Is there any way to maintain high quality during projection painting?

Hey guys, just wondering if anyone knows if there is any way to maintain high quality textures during projection painting without changing the resolution? The reason for this is the model I have uses a 1024 x 1024 resolution yet some images I use to paint onto it can be way higher, and the destination that I wish to upload the finished texture to won’t allow any texture resolutions that are higher than 2048 x 2048 :frowning:

Not sure how to work around this (if possible) Thanks :slight_smile:

Welp… Let’s use some guesswork and deductive methods to resolve this.

So you are limited to 2k x 2k final image you want to bake texture to. Say, your object to paint to was a Cube and you have prepared T shaped UV map on previously mentioned canvas. Effectively your loosing something - area outside UV faces is a Wasteland. You are left to calculate percentage.

Now to the painting. Assume, you used 10k x 10k NASA Blue Marble image as a Stencil map and had zoomed Stencil so that you see only 4 pixels in one corner of Blue Marble. This is - you used 4 pixels from 10k x 10k image to paint area equal to one UV face in 2k x 2k image. …
Another extreme - you zoomed out Stencil so that it covers 1/10 of one face of the Cube and left black the rest. Can you calculate how many pixels there will be filled on the console screen by this splotch if this Cube was to function as a Player and would cover about 1/5th of the 4k resolution screen?

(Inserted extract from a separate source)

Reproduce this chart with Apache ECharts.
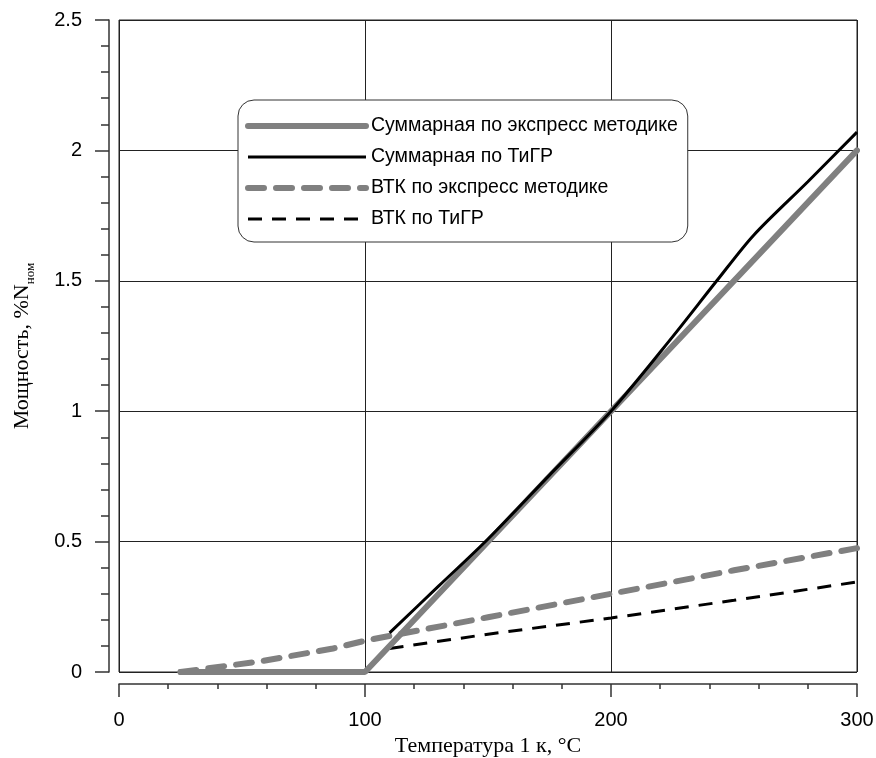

All this was to - you’re limited to 2k x 2k (you could upscale your existing 1k image(s), not that you add any more detail by doing this).
Use maximum UV area and common sense, some experimentation to see what suits you best.

In addition to using as much of the UV space as possible, some parts of your model may be more important than other parts. For a character model you’d most likely want higher detail painted on the face than on the soles of the foot. The face therefore needs to take up a relatively larger proportion of the UV space than the foot.